A local COVID-19 outbreak took a toll on the payroll of financial companies, with their employee numbers shrinking by nearly 10,000 in the first half of this year from a year earlier, a survey by industry groups showed on Monday.
A total of 9,372 employees at local banks and life insurance companies quit as social distancing restrictions made it even more difficult to meet targets set by companies or supervisors, according to statistics from the Financial Supervisory Commission’s Banking Bureau and the Life Insurance Association of the Republic of China (壽險公會).
Employee numbers decreased even as domestic financial conglomerates’ aggregate net profit approached NT$400 billion (US$14.38 billion) in the first seven months of the year, surpassing the record posted for the whole of last year.
First-year premiums tumbled 11 percent year-on-year in the first six months, as life insurance agents had difficulty meeting customers in person to promote sales and customers avoided visiting banks, the bureau and the insurers’ association said.

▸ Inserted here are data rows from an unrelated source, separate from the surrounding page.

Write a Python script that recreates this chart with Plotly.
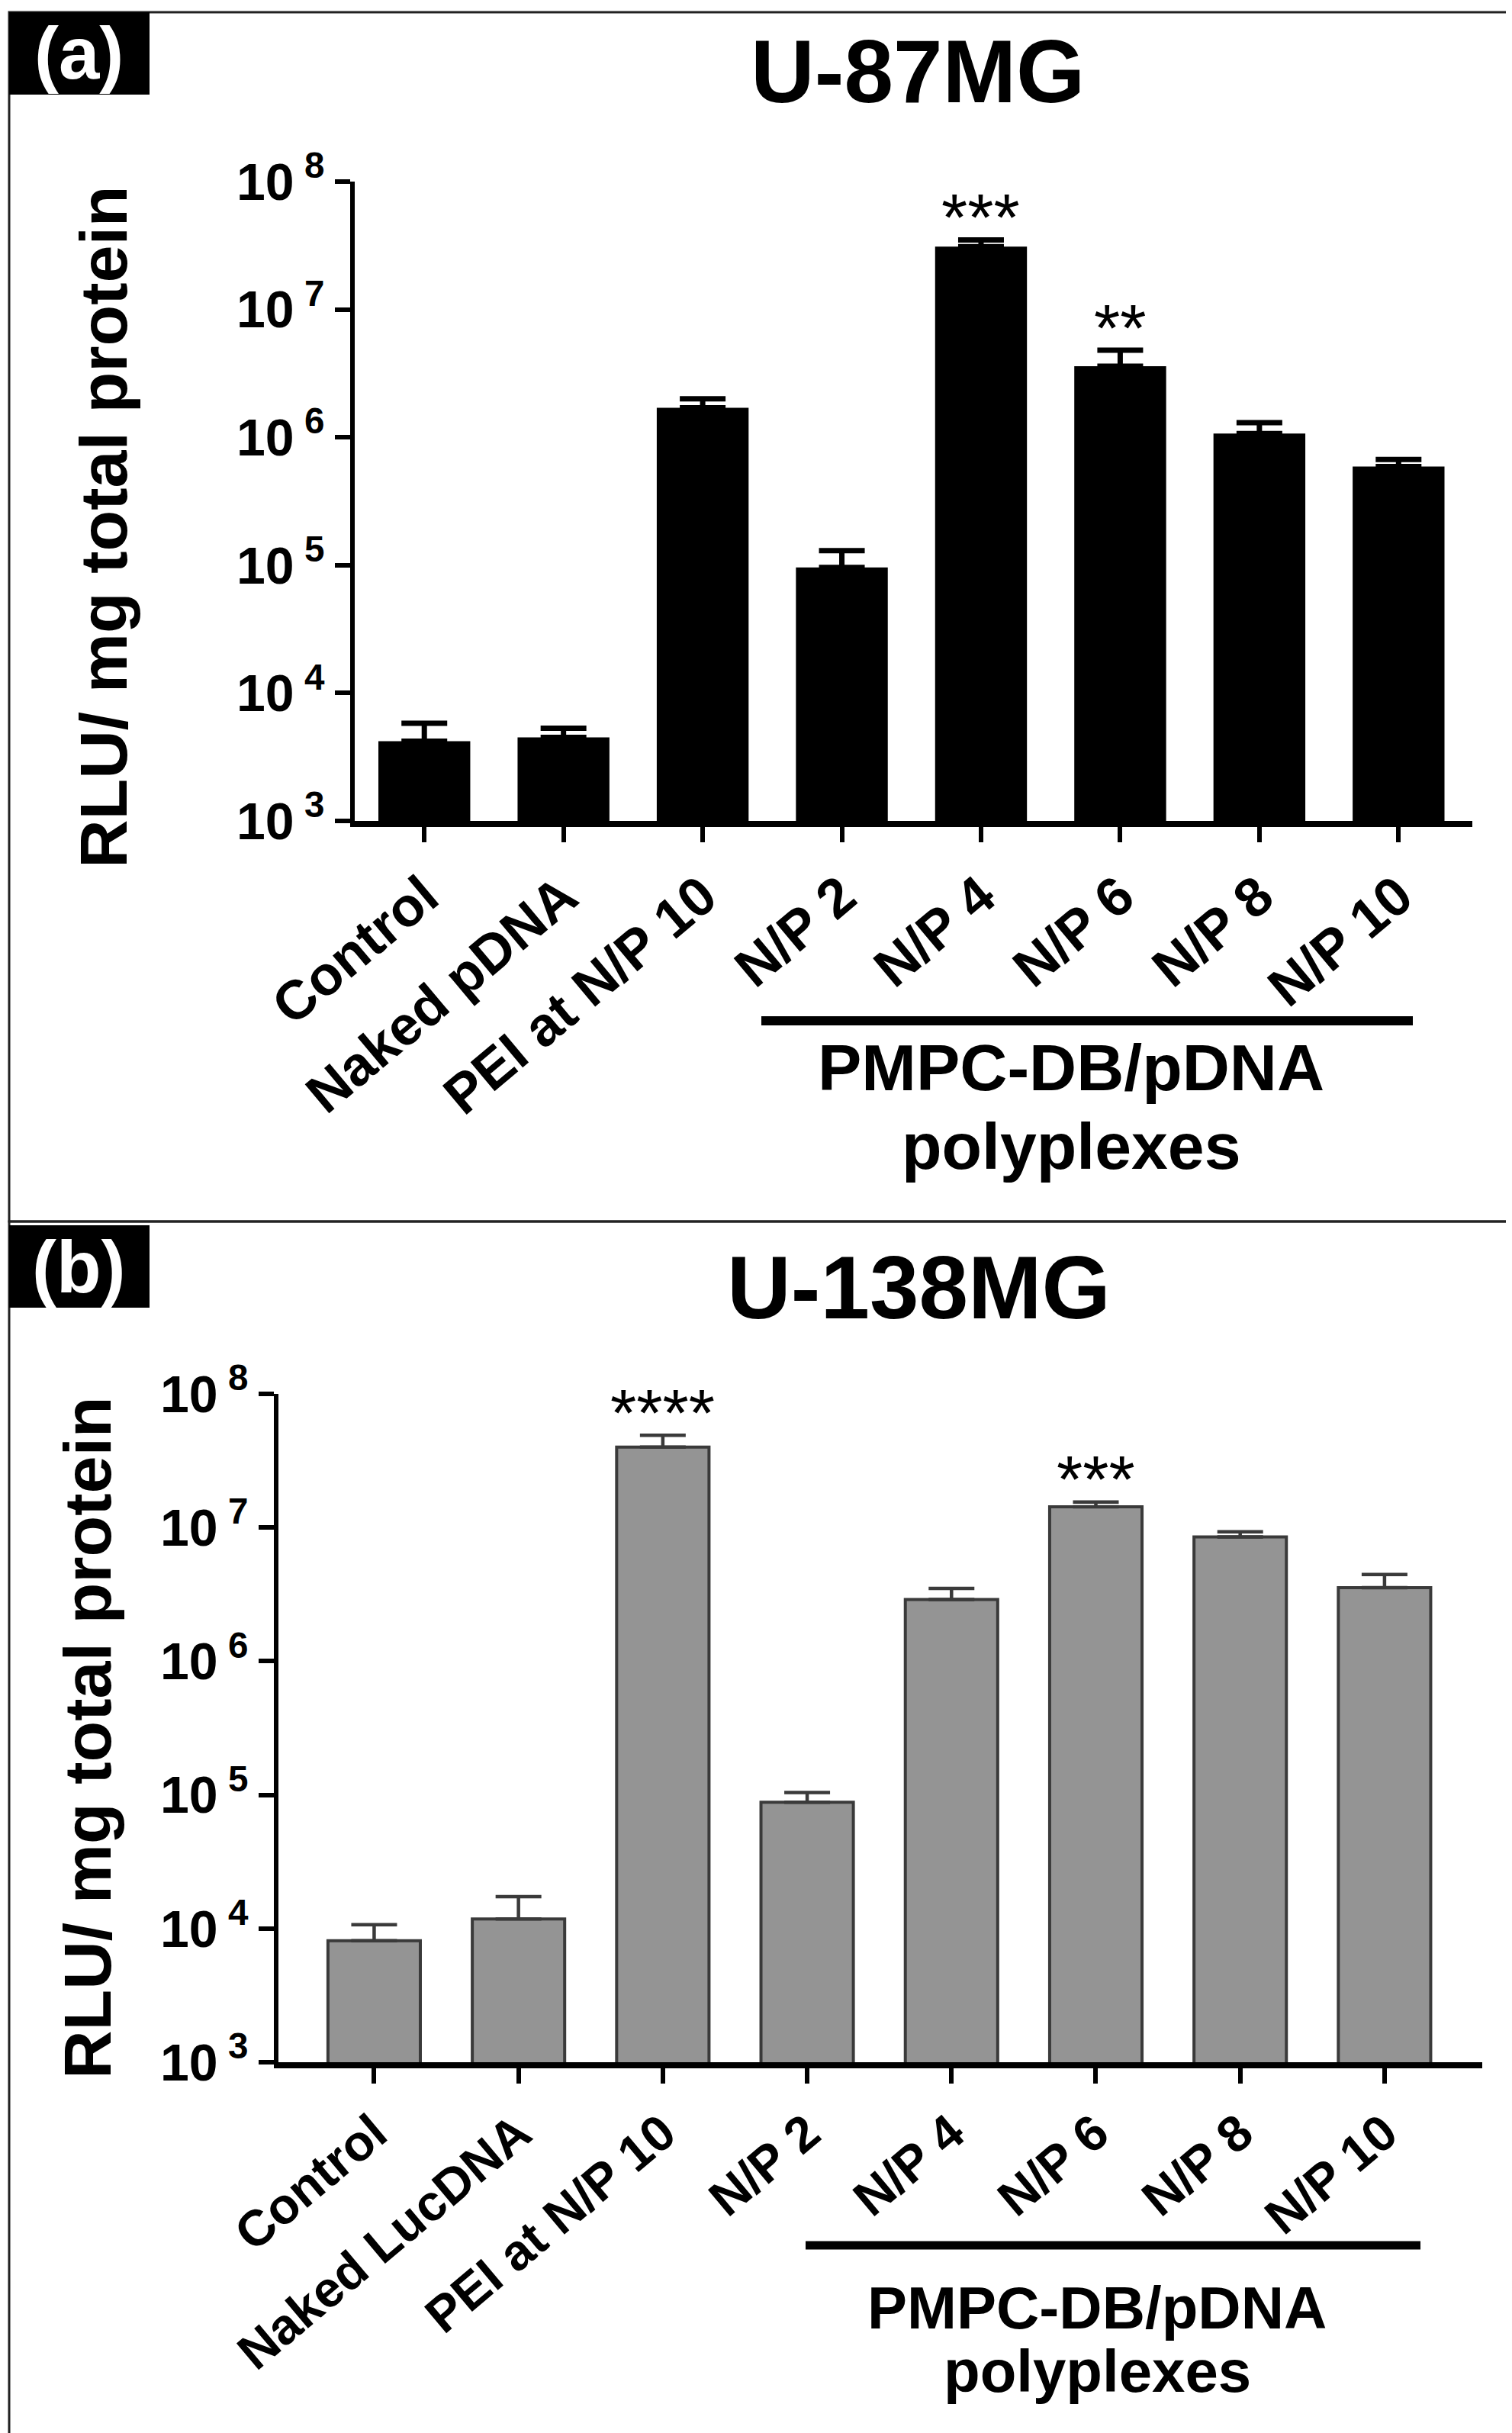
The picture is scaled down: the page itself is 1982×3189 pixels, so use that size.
import math
import plotly.graph_objects as go

W, H = 1982, 3189
FONT = "Liberation Sans, Arial, sans-serif"

# ---------------- data ----------------
cats_a = ["Control", "Naked pDNA", "PEI at N/P 10", "N/P 2", "N/P 4", "N/P 6", "N/P 8", "N/P 10"]
vals_a = [4.2e3, 4.5e3, 1.7e6, 9.6e4, 3.1e7, 3.6e6, 1.07e6, 5.9e5]
errs_a = [1.6e3, 0.8e3, 0.3e6, 3.4e4, 0.4e7, 1.2e6, 0.23e6, 0.8e5]
sig_a = ["", "", "", "", "***", "**", "", ""]

cats_b = ["Control", "Naked LucDNA", "PEI at N/P 10", "N/P 2", "N/P 4", "N/P 6", "N/P 8", "N/P 10"]
vals_b = [8.1e3, 1.18e4, 4.0e7, 8.8e4, 2.9e6, 1.43e7, 8.5e6, 3.55e6]
errs_b = [2.6e3, 5.5e3, 0.9e7, 1.6e4, 0.6e6, 0.12e7, 0.8e6, 0.9e6]
sig_b = ["", "", "****", "", "", "***", "", ""]

ytick_vals = [1e3, 1e4, 1e5, 1e6, 1e7, 1e8]
ytick_text = ["10<sup> 3</sup>", "10<sup> 4</sup>", "10<sup> 5</sup>", "10<sup> 6</sup>",
              "10<sup> 7</sup>", "10<sup> 8</sup>"]

title_a = "U-87MG"
title_b = "U-138MG"
ytitle = "RLU/ mg total protein"
group_l1 = "PMPC-DB/pDNA"
group_l2 = "polyplexes"


def px(x):
    return x / W


def py(y):
    return 1 - y / H


fig = go.Figure()

fig.add_trace(go.Bar(
    x=cats_a, y=vals_a, width=0.66,
    marker=dict(color="black", line=dict(width=0)),
    error_y=dict(type="data", array=errs_a, arrayminus=[0] * len(errs_a), symmetric=False,
                 color="black", thickness=7, width=30),
    xaxis="x", yaxis="y", showlegend=False))

fig.add_trace(go.Bar(
    x=cats_b, y=vals_b, width=0.64,
    marker=dict(color="#949494", line=dict(width=4, color="#3a3a3a")),
    error_y=dict(type="data", array=errs_b, arrayminus=[0] * len(errs_b), symmetric=False,
                 color="#3a3a3a", thickness=4.5, width=30),
    xaxis="x2", yaxis="y2", showlegend=False))

axis_common = dict(showgrid=False, zeroline=False, showline=True, linecolor="black",
                   ticks="outside", tickcolor="black", automargin=False)

fig.update_layout(
    width=W, height=H, margin=dict(l=0, r=0, t=0, b=0, pad=0, autoexpand=False),
    paper_bgcolor="white", plot_bgcolor="white", showlegend=False,
    font=dict(family=FONT, color="black"),
    xaxis=dict(domain=[px(457), px(1922)], range=[-0.5, 7.53], type="category",
               linewidth=8, ticklen=20, tickwidth=6, tickangle=-40,
               tickfont=dict(family=FONT, size=72, weight="bold"), anchor="y", **axis_common),
    yaxis=dict(domain=[py(1068), py(230)], type="log", range=[3, 8],
               tickvals=ytick_vals, ticktext=ytick_text, linewidth=6, ticklen=20, tickwidth=6,
               tickfont=dict(family=FONT, size=68, weight="bold"), anchor="x", **axis_common),
    xaxis2=dict(domain=[px(357), px(1935)], range=[-0.663, 7.677], type="category",
                linewidth=8, ticklen=20, tickwidth=6, tickangle=-40,
                tickfont=dict(family=FONT, size=66, weight="bold"), anchor="y2", **axis_common),
    yaxis2=dict(domain=[py(2695), py(1819)], type="log", range=[3, 8],
                tickvals=ytick_vals, ticktext=ytick_text, linewidth=6, ticklen=20, tickwidth=6,
                tickfont=dict(family=FONT, size=68, weight="bold"), anchor="x2", **axis_common),
)

shapes = []
# panel frames
shapes.append(dict(type="rect", xref="paper", yref="paper", x0=px(4), x1=px(1976),
                   y0=py(1593), y1=py(8), line=dict(color="#222222", width=3)))
shapes.append(dict(type="rect", xref="paper", yref="paper", x0=px(4), x1=px(1976),
                   y0=py(3184), y1=py(1593), line=dict(color="#222222", width=3)))
# label boxes
shapes.append(dict(type="rect", xref="paper", yref="paper", x0=px(4), x1=px(188),
                   y0=py(116), y1=py(8), fillcolor="black", line=dict(width=0)))
shapes.append(dict(type="rect", xref="paper", yref="paper", x0=px(4), x1=px(188),
                   y0=py(1706), y1=py(1598), fillcolor="black", line=dict(width=0)))
# group lines
shapes.append(dict(type="line", xref="paper", yref="paper", x0=px(990), x1=px(1844),
                   y0=py(1330), y1=py(1330), line=dict(color="black", width=12)))
shapes.append(dict(type="line", xref="paper", yref="paper", x0=px(1048), x1=px(1854),
                   y0=py(2935), y1=py(2935), line=dict(color="black", width=11)))
fig.update_layout(shapes=shapes)

ann = []


def text(x, y, s, size, color="black", bold=True, angle=0):
    ann.append(dict(xref="paper", yref="paper", x=px(x), y=py(y), text=s, showarrow=False,
                    xanchor="center", yanchor="middle", textangle=angle,
                    font=dict(family=FONT, size=size, color=color,
                              weight="bold" if bold else "normal")))


text(95, 62, "(a)", 96, color="white")
text(95, 1652, "(b)", 96, color="white")
text(1195, 86, title_a, 116)
text(1196, 1680, title_b, 116)
text(127, 683, ytitle, 88, angle=-90)
text(106, 2270, ytitle, 88, angle=-90)
text(1396, 1391, group_l1, 86)
text(1396, 1494, group_l2, 86)
text(1430, 3017, group_l1, 78)
text(1430, 3100, group_l2, 78)

for c, v, e, s in zip(cats_a, vals_a, errs_a, sig_a):
    if s:
        ann.append(dict(xref="x", yref="y", x=c, y=math.log10(v + e), text=s, showarrow=False,
                        xanchor="center", yanchor="middle", yshift=30,
                        font=dict(family=FONT, size=88, color="black")))
for c, v, e, s in zip(cats_b, vals_b, errs_b, sig_b):
    if s:
        ann.append(dict(xref="x2", yref="y2", x=c, y=math.log10(v + e), text=s, showarrow=False,
                        xanchor="center", yanchor="middle", yshift=30,
                        font=dict(family=FONT, size=88, color="black")))

fig.update_layout(annotations=ann)

fig.write_html("out.html")
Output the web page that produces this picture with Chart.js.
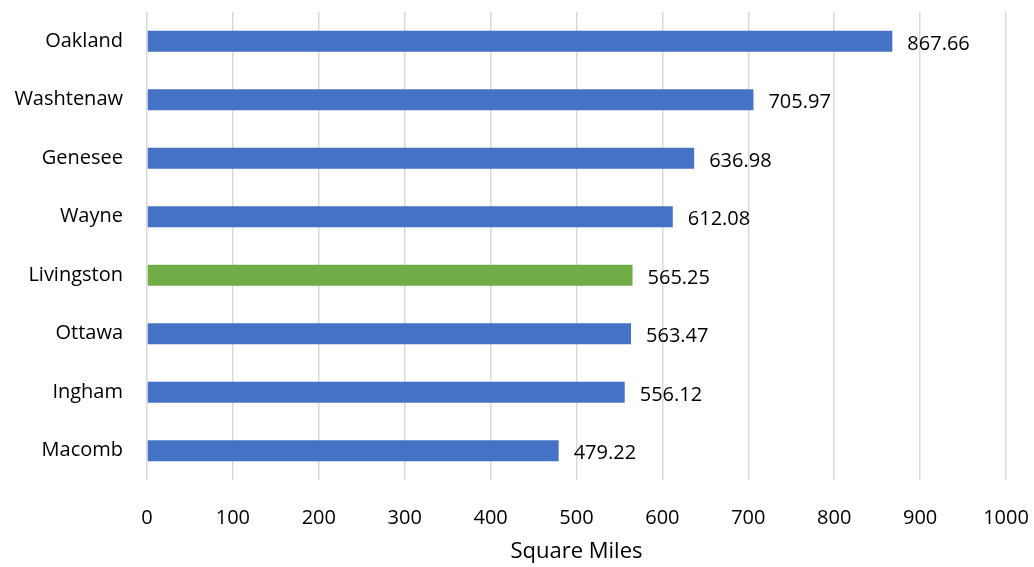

Banks also cut the number of on-duty employees after the Central Epidemic Command Center in May imposed a nationwide level 3 COVID-19 alert to lower infection risks, they added.
That explains why the number of registered life insurance agents dropped by 12,000 to 387,212 as of June, while banking employees declined by 1,228 to about 177,000, the data showed.
Social distancing measures have increased costs for selling wealth management products and gaining credit card customers, while raising the difficulty of reaching high net worth clients, banking officials said.
The trend is unlikely to change in the near term as financial institutes embrace digital transformation to stay viable in the post-pandemic era, analysts have said.